140字プロレス鶴見辰吾ジラ

レディ・プレイヤー1の140字プロレス鶴見辰吾ジラのレビュー・感想・評価

レディ・プレイヤー1(2018年製作の映画)
4.2
GW映画12番勝負”第7戦”
※GW中に800レビュー届くのか!?

”夢に向かって翔ぶ準備はいいか?”

「READY PLAYER ONE」
つまり、あなたたちに全員に問われたタイトル。
私はそう感じた。

「将来の夢はYoutuber!」
それならば、youtubeが好きなだけではダメ。
「声優になることが私の夢!」
アニメ、漫画大好き!では壁を突破できない。

オタクが自分の趣味で仕事をすることは
ある種、MADな状態にならねばならない。
好きだけでは足りず、狂気を内に抱えること
私はこう考えている。

クライマックスのある世界の中に投じられるメッセージと新たなルールを説教臭く感じてしまう人もいるかと思うが、私は現実vs虚構への折り合いのつけ方は正解と作中のラストで示される道が正解と思う。しかしながら今作のラストのメッセージが受け入れられるのは、スティーブン・スピルバーグという男の言葉であるからに他ならない。新進気鋭の若手監督が放ったメッセージであれば”スベって”いたことは予想がつく。「未知との遭遇」で家族を捨てて理想の世界の手招きに応じてしまったことを悔やみ、「E.T」にてエリオット少年に悲しみの中、ここにとどまることをさせたスピルバーグだからこその言葉の重みではないかと思う。
※原作と改変点があるらしい。

そしてスピルバーグをトキメキとワクワクを供給するにおいて素晴らしい才能をもった監督と認識しているが、今作は、「JAWS」「激突」のような恐怖感や「未知との遭遇」「E.T」「ジュラシック・パーク」のような場外ホームラン的な火力充分なパンチがあるわけではなく、王道のストーリーにオタクあるあるのネタのオンパレードをキャラクターが口に出して、さらに完全肯定している部分が歪に感じてしまった。途中の「ゴールデン・アイ」のチョップでプレイする話は「うおおおお」と共感したが、これはタランティーノなどの領域ではなかろうか?
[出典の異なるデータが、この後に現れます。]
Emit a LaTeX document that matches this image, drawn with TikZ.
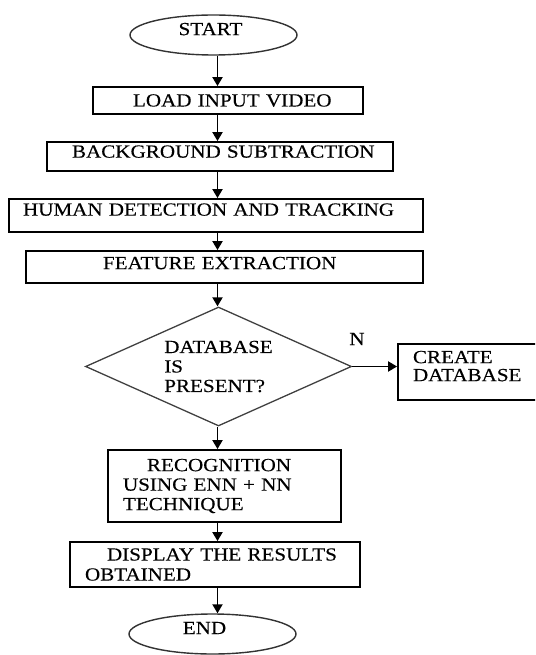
\documentclass[tikz,border=0pt]{standalone}
\usepackage{fontspec}
\setmainfont{Liberation Serif}[FakeStretch=1.14,FakeBold=0.3]
\usetikzlibrary{shapes.geometric,arrows.meta}

\begin{document}
\begin{tikzpicture}[x=1pt,y=-1pt,
  every node/.style={font=\fontsize{18.5}{19.5}\selectfont, text=black},
  terminal/.style={ellipse, draw=black!80, line width=1.4pt,
    minimum width=167pt, minimum height=40pt, inner sep=0pt, text depth=12pt},
  procbox/.style={rectangle, draw=black, line width=1.8pt, inner sep=0pt, align=left},
  decision/.style={diamond, draw=black!75, line width=1.3pt, inner sep=0pt,
    aspect=2.24, align=left, minimum width=266pt, minimum height=119pt},
  flow/.style={draw=black, line width=1.9pt, -{Triangle[width=10pt,length=9pt]}}
]
\useasboundingbox (0,0) rectangle (535,655);
\clip (0,0) rectangle (535,655);

% main column
\node[terminal] (start) at (213.5,35) {\hspace*{-6pt}START};
\node[procbox, text width=270pt, minimum height=27pt] (load) at (228,100.5)
  {\hspace*{40pt}LOAD INPUT VIDEO};
\node[procbox, text width=346pt, minimum height=29pt, text depth=10pt] (back) at (220,156.5)
  {\hspace*{25pt}BACKGROUND SUBTRACTION};
\node[procbox, text width=414pt, minimum height=33pt, text depth=12pt] (human) at (216,215.5)
  {\hspace*{14pt}HUMAN DETECTION AND TRACKING};
\node[procbox, text width=397pt, minimum height=32pt, text depth=8pt] (feat) at (224.5,267)
  {\hspace*{77pt}FEATURE EXTRACTION};
\node[decision] (dec) at (218.5,366.5) {DATABASE\\IS\\PRESENT?};
\node (nlab) at (357,339) {N};
\node[procbox, text width=147pt, minimum height=56pt, text depth=30pt,
  font=\fontsize{18.5}{18}\selectfont] (create) at (471.5,372)
  {\hspace*{15pt}CREATE\\\hspace*{15pt}DATABASE};
\node[procbox, text width=233pt, minimum height=72pt] (recog) at (224.5,486)
  {\hspace*{39pt}RECOGNITION\\\hspace*{15pt}USING ENN + NN\\\hspace*{15pt}TECHNIQUE};
\node[procbox, text width=290pt, minimum height=45pt,
  font=\fontsize{18.5}{20}\selectfont] (disp) at (215,564.5)
  {\hspace*{37pt}DISPLAY THE RESULTS\\\hspace*{15pt}OBTAINED};
\node[terminal] (stop) at (212.5,634) {\hspace*{-16pt}END};

% connectors
\coordinate (spine) at (217.5,0);
\draw[flow] (spine |- start.south) -- (spine |- load.north);
\draw[flow] (spine |- load.south) -- (spine |- back.north);
\draw[flow] (spine |- back.south) -- (spine |- human.north);
\draw[flow] (spine |- human.south) -- (spine |- feat.north);
\draw[flow] (spine |- feat.south) -- (spine |- dec.north);
\draw[flow] (spine |- dec.south) -- (spine |- recog.north);
\draw[flow] (spine |- recog.south) -- (spine |- disp.north);
\draw[flow] (spine |- disp.south) -- (spine |- stop.north);
\draw[flow] (dec.east) -- (dec.east -| create.west);
\end{tikzpicture}
\end{document}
しかしながら大いに心が動いた点としては、中盤あるキューブリック作品の劇中内を完コピしたようなゲーム世界の登場が状況を一変させる。キューブリックは完全なる職人監督で自己芸術を崇高なレベルまで熟成し、あらゆるジャンルにマウントをとってボコなぐりする監督だと思っている。逆にスピルバーグは社会派作品を取りつつ、映画という虚構をより多くの人と共有体験としようという心意気ある監督でもあると思っており、「A.I」にてキューブリックがスピルバーグへの”継承”を行っているのであれば、今作の創設者ハリデー=スピルバーグの分身(ジョブズとウォズニャック成分配合)として、彼の後継者を今作のテーマのひとつでもある”翔ぶ”ことをさせようというクリエイターに向けての作品として見ることもできると感じた。

AKIRAのカネダバイク
デロリアンの疾走
三船敏郎とガンダムとメカなアイツ
群衆の中に仕込まれた数々のキャラクター
アタリ製のゲーム機
隠されたイースターエッグ

1度や2度では読み取れることのできない情報量を込めていることと、ストーリーの中で創設者の隠した鍵の探索方法を踏まえて、スピルバーグ自体のクリエイターとしての頂点に対して、挑戦者募集のようなクリエイターたちへの挑発や自己崇拝の考えも反映されたものだったのではないかと思う。

オタクがオタク活動として、消費者の内にひきこもることではなく、”翔んで”こい!というような挑発性も感じられ、クリエイター熱のある人ほど、それに燃えるのではないか?と少しばかり考えてしまったが、かつてレオナルド・ダ・ヴィンチが画家としてのリアルを追及するがゆえにあらゆる分野に精通してしまった事実を踏まえて、「声優になりたきゃ、アニメじゃなくて役者の勉強してこい!」に近い感覚を今作に見てしまった。